Ranchita (Spanish for "small ranch") is an unincorporated community in San Diego County, California. Ranchita is  southwest of Borrego Springs. Ranchita has a ZIP code of 92066. A notable feature is the Rancheti, an 11-foot-tall (3.35 m), 300-pound (136.08 kg) fiberglass Yeti statue erected by local real estate broker Joe Rauh on Montezuma Valley Road in December 2007. The statue was featured on the March 4, 2016 installment of Zippy.

History
Before present-day Ranchita was founded, it was known as Cañada de la Verruga, a Spanish name meaning "Valley of the Wart" that was used by Spaniards and Native Americans. The area was later known as "Wid Helm's place," named after homesteader William Johnson Helm. Upon his arrival to the area, Helm constructed an adobe house just west of present-day Ranchita. Helm's property was popular with deer hunters who traveled long distances to hunt the area. After Helm vacated the area, land locators from Los Angeles brought in new homesteaders who settled there freely under the Homestead Acts, the informal founding of Ranchita.

The Verruga Post Office was founded in Ranchita on September 22, 1917. Several houses, a mine, and a school opened up around that time as the local population grew. Many of the new residents of the town left within a decade due to a lack of water. The post office was moved to Warner Springs on February 27, 1926.

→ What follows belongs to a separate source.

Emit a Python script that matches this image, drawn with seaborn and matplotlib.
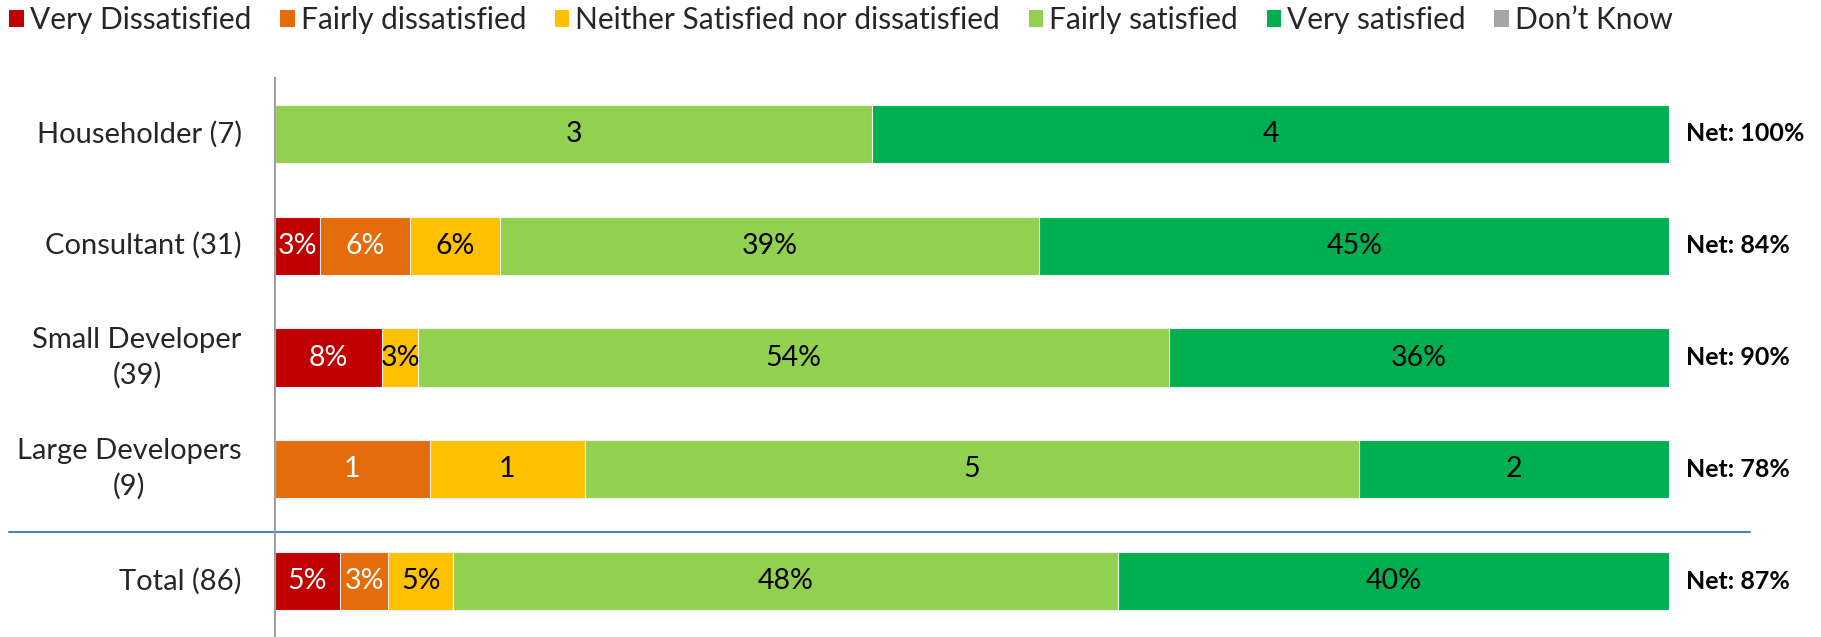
import numpy as np
import pandas as pd
import matplotlib
matplotlib.use("Agg")
import matplotlib.pyplot as plt
from matplotlib.patches import Patch
from matplotlib.transforms import blended_transform_factory
import seaborn as sns

# ---- data (respondent counts) ----
groups = ["Householder (7)", "Consultant (31)", "Small Developer\n(39)",
          "Large Developers\n(9)", "Total (86)"]
categories = ["Very Dissatisfied", "Fairly dissatisfied",
              "Neither Satisfied nor dissatisfied", "Fairly satisfied",
              "Very satisfied", "Don\u2019t Know"]
very_dissatisfied = [0, 1, 3, 0, 4]
fairly_dissatisfied = [0, 2, 0, 1, 3]
neither = [0, 2, 1, 1, 4]
fairly_satisfied = [3, 12, 21, 5, 41]
very_satisfied = [4, 14, 14, 2, 34]
dont_know = [0, 0, 0, 0, 0]
show_counts = [True, False, False, True, False]   # label as counts vs percentages
net_labels = ["Net: 100%", "Net: 84%", "Net: 90%", "Net: 78%", "Net: 87%"]

colors = ["#C00000", "#E46C0A", "#FFC000", "#92D050", "#00B050", "#A6A6A6"]
text_colors = ["white", "white", "black", "black", "black", "black"]

sns.set_theme(style="white")
FONT = ["Lato", "DejaVu Sans"]
plt.rcParams["font.family"] = FONT

counts = np.array([very_dissatisfied, fairly_dissatisfied, neither,
                   fairly_satisfied, very_satisfied, dont_know], dtype=float)
totals = counts.sum(axis=0)
pct = counts / totals * 100
cum = np.cumsum(pct, axis=0)

fig = plt.figure(figsize=(18.21, 6.37), dpi=100)
ax = fig.add_axes([275 / 1821, 0, (1669 - 275) / 1821, 1 - 78 / 637])

bar_h = 0.52
# draw stacked bars as layered cumulative sums (last category first)
for i in range(len(categories) - 1, -1, -1):
    if counts[i].sum() == 0:
        continue
    df = pd.DataFrame({"group": groups, "value": cum[i]})
    sns.barplot(data=df, x="value", y="group", order=groups, orient="h",
                color=colors[i], width=bar_h, saturation=1,
                edgecolor="#F2F2F2", linewidth=0.8, ax=ax)

# segment labels
for i in range(len(categories)):
    for j in range(len(groups)):
        v = counts[i, j]
        if v == 0:
            continue
        xc = cum[i, j] - pct[i, j] / 2
        lab = f"{int(v)}" if show_counts[j] else f"{pct[i, j]:.0f}%"
        ax.text(xc, j, lab, ha="center", va="center", fontsize=20.5,
                color=text_colors[i])

# net labels
for j, t in enumerate(net_labels):
    ax.text(101.2, j, t, ha="left", va="center", fontsize=18,
            fontweight="bold", color="black", clip_on=False)

ax.set_xlim(0, 100)
ax.set_ylim(4.5, -0.5)
ax.set_xlabel("")
ax.set_ylabel("")
ax.set_xticks([])
ax.tick_params(axis="y", length=0, pad=24, labelsize=21)
for lbl in ax.get_yticklabels():
    lbl.set_multialignment("center")
    lbl.set_linespacing(1.4)
    lbl.set_verticalalignment("center")
for s in ["top", "right", "bottom"]:
    ax.spines[s].set_visible(False)
ax.spines["left"].set_color("#A0A0A0")
ax.spines["left"].set_linewidth(1.5)

# separator line above the total row (spans beyond the axes)
tr = blended_transform_factory(fig.transFigure, ax.transData)
ax.plot([9 / 1821, 1750 / 1821], [3.56, 3.56], transform=tr,
        color="#4F81BD", linewidth=1.5, clip_on=False)

handles = [Patch(facecolor=c, edgecolor="none") for c in colors]
fig.legend(handles, categories, loc="center left", bbox_to_anchor=(0.005, 0.968),
           ncol=6, frameon=False, fontsize=21.5, handlelength=0.5,
           handleheight=0.5, handletextpad=0.2, columnspacing=0.95,
           borderaxespad=0, borderpad=0)

fig.savefig("out.png", dpi=100)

There was a longstanding desire to construct a road connecting the town of Borrego Springs in the east to San Felipe, Warner Springs, and other western towns via Ranchita. The road long stood as a mere idea because Hellhole Canyon was an obstacle. The San Diego County Board of Supervisors denied a request to construct the road on April 5, 1937. Crews began construction on the road in 1955 but would not complete the project until 1964. The road was formally opened on June 24, 1964, and was celebrated for shortening the trip from Escondido to Borrego Springs by 14 miles. The highway, County Route S22, is known as Montezuma Valley Road in its stretch through Ranchita.